[Extracted records]
--- START ---
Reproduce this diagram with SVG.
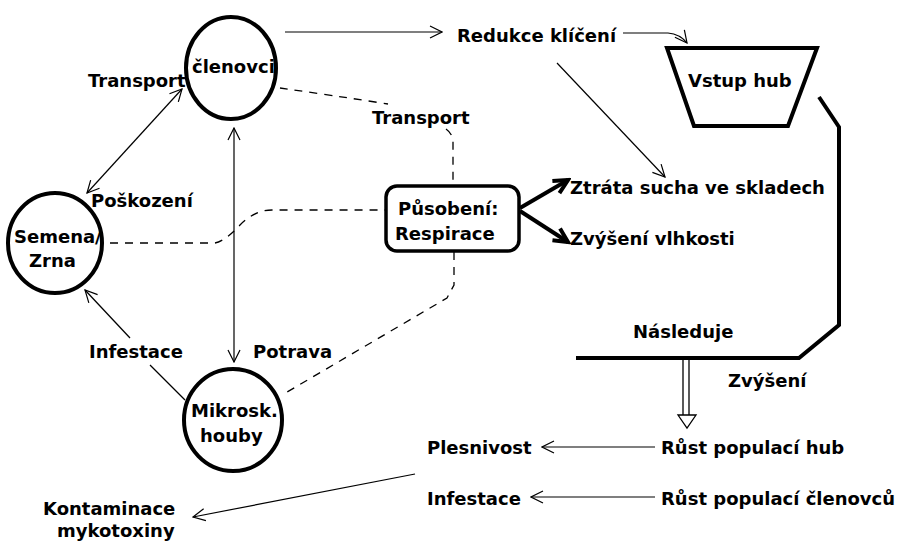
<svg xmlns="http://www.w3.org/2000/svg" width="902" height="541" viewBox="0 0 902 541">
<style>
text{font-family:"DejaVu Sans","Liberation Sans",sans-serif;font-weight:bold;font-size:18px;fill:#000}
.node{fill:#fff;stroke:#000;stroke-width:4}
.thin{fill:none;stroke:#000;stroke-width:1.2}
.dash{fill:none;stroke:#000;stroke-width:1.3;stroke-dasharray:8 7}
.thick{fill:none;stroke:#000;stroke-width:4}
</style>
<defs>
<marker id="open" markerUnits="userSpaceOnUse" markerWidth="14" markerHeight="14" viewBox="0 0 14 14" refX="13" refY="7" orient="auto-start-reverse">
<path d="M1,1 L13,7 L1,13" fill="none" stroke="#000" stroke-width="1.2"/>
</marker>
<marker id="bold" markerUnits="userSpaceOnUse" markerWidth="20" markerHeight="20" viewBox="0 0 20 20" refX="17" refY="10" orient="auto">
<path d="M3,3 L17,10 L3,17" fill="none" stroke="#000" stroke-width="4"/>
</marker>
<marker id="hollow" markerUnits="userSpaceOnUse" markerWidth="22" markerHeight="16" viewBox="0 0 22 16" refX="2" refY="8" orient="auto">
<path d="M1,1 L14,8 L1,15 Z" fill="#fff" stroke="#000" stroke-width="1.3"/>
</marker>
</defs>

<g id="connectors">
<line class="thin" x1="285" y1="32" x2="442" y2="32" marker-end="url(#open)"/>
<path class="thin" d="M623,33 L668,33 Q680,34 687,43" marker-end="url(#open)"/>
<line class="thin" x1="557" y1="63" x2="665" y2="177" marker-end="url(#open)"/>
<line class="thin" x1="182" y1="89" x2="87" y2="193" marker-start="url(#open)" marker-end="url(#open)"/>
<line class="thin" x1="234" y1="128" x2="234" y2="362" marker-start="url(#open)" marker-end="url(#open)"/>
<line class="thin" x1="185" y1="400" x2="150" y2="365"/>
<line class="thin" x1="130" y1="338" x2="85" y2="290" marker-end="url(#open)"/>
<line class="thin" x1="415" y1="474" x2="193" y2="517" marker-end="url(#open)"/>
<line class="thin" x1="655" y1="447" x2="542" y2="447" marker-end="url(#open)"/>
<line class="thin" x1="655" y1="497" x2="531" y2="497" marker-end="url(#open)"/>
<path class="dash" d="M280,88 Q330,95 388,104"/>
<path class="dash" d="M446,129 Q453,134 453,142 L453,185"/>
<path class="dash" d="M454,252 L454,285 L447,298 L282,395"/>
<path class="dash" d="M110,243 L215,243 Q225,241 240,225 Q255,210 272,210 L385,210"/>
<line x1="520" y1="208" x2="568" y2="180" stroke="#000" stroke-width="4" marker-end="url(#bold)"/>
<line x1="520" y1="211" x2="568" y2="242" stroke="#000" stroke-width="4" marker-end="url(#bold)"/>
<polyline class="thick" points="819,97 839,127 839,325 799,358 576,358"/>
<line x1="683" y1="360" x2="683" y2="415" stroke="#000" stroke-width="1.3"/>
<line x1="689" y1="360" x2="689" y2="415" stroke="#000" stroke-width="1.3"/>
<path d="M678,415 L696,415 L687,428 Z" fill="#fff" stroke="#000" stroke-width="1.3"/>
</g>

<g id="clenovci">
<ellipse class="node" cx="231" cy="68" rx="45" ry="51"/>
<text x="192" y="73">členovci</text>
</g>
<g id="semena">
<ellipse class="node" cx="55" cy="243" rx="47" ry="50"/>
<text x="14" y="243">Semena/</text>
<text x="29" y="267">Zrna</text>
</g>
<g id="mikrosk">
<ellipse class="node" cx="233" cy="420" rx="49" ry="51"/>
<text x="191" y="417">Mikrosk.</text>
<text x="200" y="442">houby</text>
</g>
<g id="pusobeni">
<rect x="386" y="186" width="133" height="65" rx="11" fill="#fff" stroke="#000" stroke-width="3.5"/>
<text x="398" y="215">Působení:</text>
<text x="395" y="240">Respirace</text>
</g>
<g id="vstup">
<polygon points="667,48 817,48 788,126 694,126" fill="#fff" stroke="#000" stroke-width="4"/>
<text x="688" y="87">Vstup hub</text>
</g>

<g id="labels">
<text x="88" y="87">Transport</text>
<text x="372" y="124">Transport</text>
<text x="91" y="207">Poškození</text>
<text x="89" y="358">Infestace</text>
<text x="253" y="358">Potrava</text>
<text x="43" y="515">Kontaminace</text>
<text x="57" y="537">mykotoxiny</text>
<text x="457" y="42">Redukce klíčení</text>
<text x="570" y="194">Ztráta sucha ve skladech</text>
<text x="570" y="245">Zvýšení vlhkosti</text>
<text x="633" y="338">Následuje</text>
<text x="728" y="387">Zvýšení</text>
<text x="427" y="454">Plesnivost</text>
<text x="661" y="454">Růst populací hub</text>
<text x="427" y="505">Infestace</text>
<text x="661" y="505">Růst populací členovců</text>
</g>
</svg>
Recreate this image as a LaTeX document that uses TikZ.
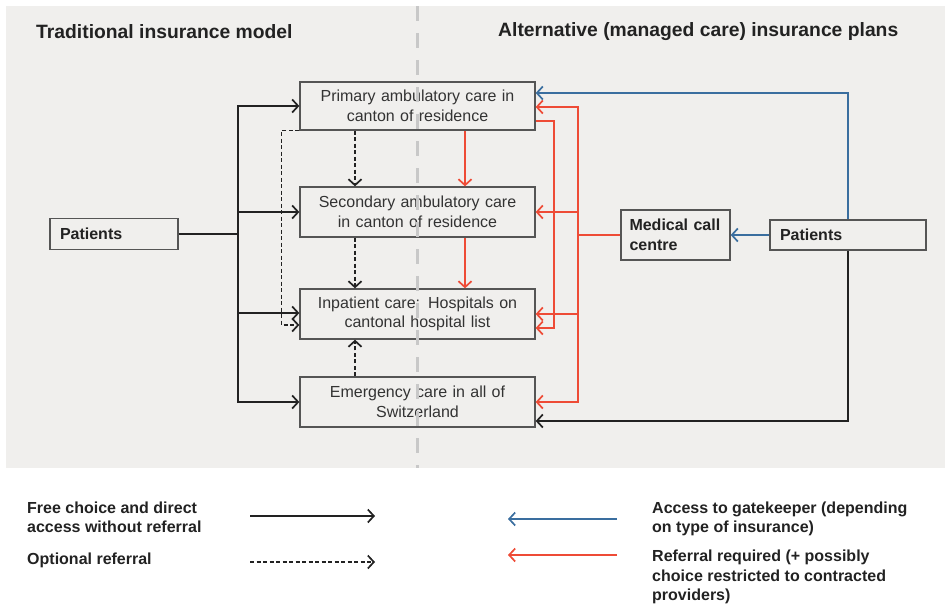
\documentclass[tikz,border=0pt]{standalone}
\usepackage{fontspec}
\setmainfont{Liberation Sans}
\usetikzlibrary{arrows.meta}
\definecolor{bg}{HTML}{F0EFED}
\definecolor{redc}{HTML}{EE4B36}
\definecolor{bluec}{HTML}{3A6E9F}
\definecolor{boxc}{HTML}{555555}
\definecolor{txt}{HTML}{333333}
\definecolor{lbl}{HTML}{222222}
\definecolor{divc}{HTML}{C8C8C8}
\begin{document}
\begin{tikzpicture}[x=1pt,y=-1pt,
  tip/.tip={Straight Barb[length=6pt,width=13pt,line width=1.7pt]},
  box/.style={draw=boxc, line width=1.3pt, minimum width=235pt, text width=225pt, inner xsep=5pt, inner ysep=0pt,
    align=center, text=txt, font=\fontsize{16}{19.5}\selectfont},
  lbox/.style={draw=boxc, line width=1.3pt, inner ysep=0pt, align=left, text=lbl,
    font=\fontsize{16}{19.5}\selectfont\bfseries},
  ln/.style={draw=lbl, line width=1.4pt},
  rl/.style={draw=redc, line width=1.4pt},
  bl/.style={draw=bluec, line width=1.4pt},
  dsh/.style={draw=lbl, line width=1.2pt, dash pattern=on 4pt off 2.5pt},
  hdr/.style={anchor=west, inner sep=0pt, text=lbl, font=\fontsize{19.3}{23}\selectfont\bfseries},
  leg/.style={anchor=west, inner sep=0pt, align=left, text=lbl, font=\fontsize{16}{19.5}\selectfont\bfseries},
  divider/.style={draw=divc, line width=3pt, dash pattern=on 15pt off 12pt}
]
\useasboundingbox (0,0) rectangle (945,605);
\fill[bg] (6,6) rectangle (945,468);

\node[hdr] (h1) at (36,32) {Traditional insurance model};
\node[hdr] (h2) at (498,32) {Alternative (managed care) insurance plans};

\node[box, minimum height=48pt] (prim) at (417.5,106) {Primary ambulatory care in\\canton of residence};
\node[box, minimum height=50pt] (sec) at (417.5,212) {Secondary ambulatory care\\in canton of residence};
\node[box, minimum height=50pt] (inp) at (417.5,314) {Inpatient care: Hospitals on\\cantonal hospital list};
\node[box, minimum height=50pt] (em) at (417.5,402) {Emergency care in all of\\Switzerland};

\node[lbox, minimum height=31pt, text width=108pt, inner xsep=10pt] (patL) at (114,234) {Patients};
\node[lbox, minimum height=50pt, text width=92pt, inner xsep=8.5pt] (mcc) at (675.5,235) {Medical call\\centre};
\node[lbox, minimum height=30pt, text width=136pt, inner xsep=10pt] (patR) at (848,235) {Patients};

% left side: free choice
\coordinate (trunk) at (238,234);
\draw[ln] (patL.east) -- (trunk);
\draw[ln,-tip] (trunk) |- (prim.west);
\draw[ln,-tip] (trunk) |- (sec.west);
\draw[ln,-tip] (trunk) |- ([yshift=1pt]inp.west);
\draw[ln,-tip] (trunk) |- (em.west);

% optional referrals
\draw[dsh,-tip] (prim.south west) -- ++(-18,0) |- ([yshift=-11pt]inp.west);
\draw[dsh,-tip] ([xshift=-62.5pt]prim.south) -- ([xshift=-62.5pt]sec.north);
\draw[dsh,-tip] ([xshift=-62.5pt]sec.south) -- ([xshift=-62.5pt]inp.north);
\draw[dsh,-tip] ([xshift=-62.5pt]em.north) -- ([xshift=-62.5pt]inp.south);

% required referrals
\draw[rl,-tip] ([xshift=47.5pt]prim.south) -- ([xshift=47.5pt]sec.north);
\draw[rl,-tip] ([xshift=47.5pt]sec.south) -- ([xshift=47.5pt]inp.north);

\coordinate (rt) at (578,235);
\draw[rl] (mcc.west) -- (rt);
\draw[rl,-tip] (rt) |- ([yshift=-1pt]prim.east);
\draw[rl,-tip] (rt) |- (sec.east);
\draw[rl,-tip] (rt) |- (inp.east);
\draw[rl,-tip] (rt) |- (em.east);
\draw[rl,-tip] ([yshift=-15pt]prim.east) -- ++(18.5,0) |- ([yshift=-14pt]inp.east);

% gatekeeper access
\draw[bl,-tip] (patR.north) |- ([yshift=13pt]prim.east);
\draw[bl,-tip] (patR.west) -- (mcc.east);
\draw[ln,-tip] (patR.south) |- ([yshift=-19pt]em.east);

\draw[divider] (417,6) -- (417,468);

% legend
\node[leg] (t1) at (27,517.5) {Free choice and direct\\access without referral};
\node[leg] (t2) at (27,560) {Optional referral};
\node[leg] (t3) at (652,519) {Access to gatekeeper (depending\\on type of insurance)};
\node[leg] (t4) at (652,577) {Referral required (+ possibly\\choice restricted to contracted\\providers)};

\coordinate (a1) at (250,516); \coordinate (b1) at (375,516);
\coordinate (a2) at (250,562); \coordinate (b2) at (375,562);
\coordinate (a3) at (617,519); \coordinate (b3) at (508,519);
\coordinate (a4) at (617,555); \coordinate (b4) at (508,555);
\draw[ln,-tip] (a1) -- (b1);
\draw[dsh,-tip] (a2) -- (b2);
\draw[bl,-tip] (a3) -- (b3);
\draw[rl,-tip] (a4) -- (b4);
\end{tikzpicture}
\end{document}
--- END ---
* _Goal_: Keep to the lines above from the line with "Recreate this image" to the line with "minimum height=30pt, text", and set down exactly those, inclusive, with nothing else and every picture left out.

* _Full answer_:
Recreate this image as a LaTeX document that uses TikZ.
\documentclass[tikz,border=0pt]{standalone}
\usepackage{fontspec}
\setmainfont{Liberation Sans}
\usetikzlibrary{arrows.meta}
\definecolor{bg}{HTML}{F0EFED}
\definecolor{redc}{HTML}{EE4B36}
\definecolor{bluec}{HTML}{3A6E9F}
\definecolor{boxc}{HTML}{555555}
\definecolor{txt}{HTML}{333333}
\definecolor{lbl}{HTML}{222222}
\definecolor{divc}{HTML}{C8C8C8}
\begin{document}
\begin{tikzpicture}[x=1pt,y=-1pt,
  tip/.tip={Straight Barb[length=6pt,width=13pt,line width=1.7pt]},
  box/.style={draw=boxc, line width=1.3pt, minimum width=235pt, text width=225pt, inner xsep=5pt, inner ysep=0pt,
    align=center, text=txt, font=\fontsize{16}{19.5}\selectfont},
  lbox/.style={draw=boxc, line width=1.3pt, inner ysep=0pt, align=left, text=lbl,
    font=\fontsize{16}{19.5}\selectfont\bfseries},
  ln/.style={draw=lbl, line width=1.4pt},
  rl/.style={draw=redc, line width=1.4pt},
  bl/.style={draw=bluec, line width=1.4pt},
  dsh/.style={draw=lbl, line width=1.2pt, dash pattern=on 4pt off 2.5pt},
  hdr/.style={anchor=west, inner sep=0pt, text=lbl, font=\fontsize{19.3}{23}\selectfont\bfseries},
  leg/.style={anchor=west, inner sep=0pt, align=left, text=lbl, font=\fontsize{16}{19.5}\selectfont\bfseries},
  divider/.style={draw=divc, line width=3pt, dash pattern=on 15pt off 12pt}
]
\useasboundingbox (0,0) rectangle (945,605);
\fill[bg] (6,6) rectangle (945,468);

\node[hdr] (h1) at (36,32) {Traditional insurance model};
\node[hdr] (h2) at (498,32) {Alternative (managed care) insurance plans};

\node[box, minimum height=48pt] (prim) at (417.5,106) {Primary ambulatory care in\\canton of residence};
\node[box, minimum height=50pt] (sec) at (417.5,212) {Secondary ambulatory care\\in canton of residence};
\node[box, minimum height=50pt] (inp) at (417.5,314) {Inpatient care: Hospitals on\\cantonal hospital list};
\node[box, minimum height=50pt] (em) at (417.5,402) {Emergency care in all of\\Switzerland};

\node[lbox, minimum height=31pt, text width=108pt, inner xsep=10pt] (patL) at (114,234) {Patients};
\node[lbox, minimum height=50pt, text width=92pt, inner xsep=8.5pt] (mcc) at (675.5,235) {Medical call\\centre};
\node[lbox, minimum height=30pt, text width=136pt, inner xsep=10pt] (patR) at (848,235) {Patients};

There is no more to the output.